HARARE – Zimbabwean President Emmerson Mnangagwa’s cabinet is reportedly divided over a new 2c per dollar tax which has been imposed on electronic transactions by Finance Minister Mthuli Ncube.
A currency crunch and a new tax on electronic transactions has spawned fears that Zimbabwe’s wrecked economy is about to endure a fresh bout of chaos, reported AFP.
Mnangagwa had campaigned on a pledge to revive the economy, attract foreign investment and create jobs.
But less than three months after the vote, the dire financial problems of former president Robert Mugabe era have returned to haunt the new leader.
The latest crisis erupted last week when the finance minister announced the 2c tax on all electronic transactions to increase revenue.
Many Zimbabweans relied on electronic payments as US dollars, which functioned as the main currency, were scarce, and the local “bond note” currency was little trusted.
Price hikes and shortages
According to Daily News, unnamed sources said that ministers in social services were worried that the new tax would damage the new government’s image after the new austerity measure was resoundingly rejected by the public.
Some ministers – even in the economic ministries – were among the first to go public in urging the government to backtrack on the new austerity measures, said the report.

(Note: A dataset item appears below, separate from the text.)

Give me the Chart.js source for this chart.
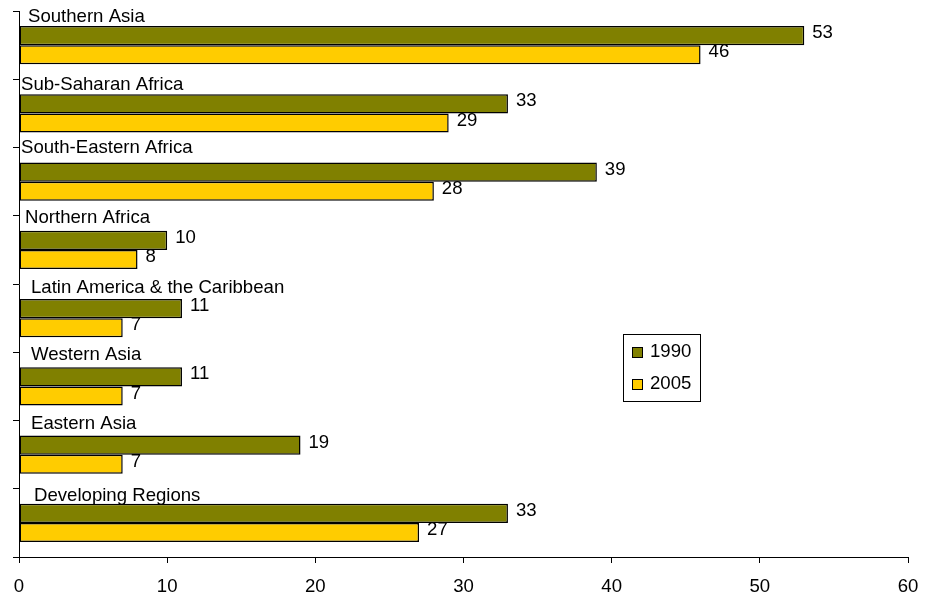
<!DOCTYPE html>
<html>
<head>
<meta charset="utf-8">
<script src="https://cdn.jsdelivr.net/npm/chart.js@4/dist/chart.umd.min.js"></script>
<style>
  html, body { margin: 0; padding: 0; background: #fff; }
  #wrap { width: 928px; height: 597px; }
</style>
</head>
<body>
<div id="wrap"><canvas id="chart"></canvas></div>
<script>
// Data
const regions = [
    'Southern Asia',
    'Sub-Saharan Africa',
    'South-Eastern Africa',
    'Northern Africa',
    'Latin America & the Caribbean',
    'Western Asia',
    'Eastern Asia',
    'Developing Regions'
];
const values1990 = [53, 33, 39, 10, 11, 11, 19, 33];
const values2005 = [46, 29, 28, 8, 7, 7, 7, 27];
const xTicks = [0, 10, 20, 30, 40, 50, 60];

// Hand-placed label nudges from the original (px): [dx from axis, gap above bar]
const labelNudge = [[9, 4], [2, 4], [2, 10], [6, 8], [12, 6], [12, 7], [12, 7], [15, 3]];

const FONT = '"Liberation Sans", Arial, sans-serif';
const FONT_SIZE = 18.6;

// Region names drawn above each pair of bars
const regionLabels = {
    id: 'regionLabels',
    afterDatasetsDraw(chart) {
        const ctx = chart.ctx;
        const meta = chart.getDatasetMeta(0);
        const left = chart.chartArea.left;
        ctx.save();
        ctx.font = FONT_SIZE + 'px ' + FONT;
        ctx.fillStyle = '#000';
        ctx.textAlign = 'left';
        ctx.textBaseline = 'alphabetic';
        meta.data.forEach((bar, i) => {
            const top = bar.y - bar.height / 2;
            const n = labelNudge[i];
            ctx.fillText(regions[i], left + n[0], top - n[1]);
        });
        ctx.restore();
    }
};

// Numbers at the end of each bar
const valueLabels = {
    id: 'valueLabels',
    afterDatasetsDraw(chart) {
        const ctx = chart.ctx;
        ctx.save();
        ctx.font = FONT_SIZE + 'px ' + FONT;
        ctx.fillStyle = '#000';
        ctx.textAlign = 'left';
        ctx.textBaseline = 'middle';
        chart.data.datasets.forEach((ds, d) => {
            chart.getDatasetMeta(d).data.forEach((bar, i) => {
                ctx.fillText(String(ds.data[i]), bar.x + 8, bar.y - 2.5);
            });
        });
        ctx.restore();
    }
};

// Boxed legend sitting inside the plot
const boxLegend = {
    id: 'boxLegend',
    afterDraw(chart) {
        const ctx = chart.ctx;
        const area = chart.chartArea;
        const x = area.right - 285;
        const y = area.top + 323;
        ctx.save();
        ctx.fillStyle = '#fff';
        ctx.fillRect(x, y, 77, 67);
        ctx.strokeStyle = '#000';
        ctx.lineWidth = 1;
        ctx.strokeRect(x + 0.5, y + 0.5, 77, 67);
        ctx.font = FONT_SIZE + 'px ' + FONT;
        ctx.textBaseline = 'middle';
        chart.data.datasets.forEach((ds, d) => {
            const cy = y + 18 + d * 32;
            ctx.fillStyle = ds.backgroundColor;
            ctx.fillRect(x + 9, cy - 5, 11, 11);
            ctx.strokeRect(x + 9.5, cy - 4.5, 10, 10);
            ctx.fillStyle = '#000';
            ctx.fillText(ds.label, x + 27, cy);
        });
        ctx.restore();
    }
};

new Chart(document.getElementById('chart'), {
    type: 'bar',
    data: {
        labels: regions,
        datasets: [
            {
                label: '1990',
                data: values1990,
                backgroundColor: '#808000',
                borderColor: '#000',
                borderWidth: 1.5,
                borderSkipped: false
            },
            {
                label: '2005',
                data: values2005,
                backgroundColor: '#FFCC00',
                borderColor: '#000',
                borderWidth: 1.5,
                borderSkipped: false
            }
        ]
    },
    options: {
        indexAxis: 'y',
        responsive: true,
        maintainAspectRatio: false,
        animation: false,
        categoryPercentage: 0.557,
        barPercentage: 1,
        layout: {
            padding: { left: 13, right: 20, top: 11, bottom: 0 }
        },
        plugins: {
            legend: { display: false },
            tooltip: { enabled: false }
        },
        scales: {
            x: {
                min: 0,
                max: 60,
                afterBuildTicks(scale) {
                    scale.ticks = xTicks.map(v => ({ value: v }));
                },
                afterFit(scale) {
                    scale.height = 40;
                    scale.paddingLeft = 0;
                    scale.paddingRight = 0;
                },
                ticks: {
                    color: '#000',
                    font: { family: FONT, size: FONT_SIZE },
                    padding: 13,
                    maxRotation: 0
                },
                grid: {
                    drawOnChartArea: false,
                    tickLength: 6,
                    color: '#000'
                },
                border: { color: '#000', width: 1 }
            },
            y: {
                ticks: { display: false },
                grid: {
                    drawOnChartArea: false,
                    tickLength: 6,
                    color: '#000'
                },
                border: { color: '#000', width: 1 }
            }
        }
    },
    plugins: [regionLabels, valueLabels, boxLegend]
});
</script>
</body>
</html>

Energy minister, Joram Gumbo warned that the new measures would lead to massive fuel price increases which would potentially lead to chaos in the economy.
Small to Medium Enterprises Minister Sithembiso Nyoni reserved her reservations over the matter, saying that while there were benefits from the austerity measures, a thorough study of issues was needed – including an input from stakeholders.
This came amid reports that the tax was supported by President Emmerson Mnangagwa, who said in a post on Twitter that this was “the only way to a stronger economy”.
The tax announcement triggered price hikes and shortages of fuel and some basic commodities like cooking oil.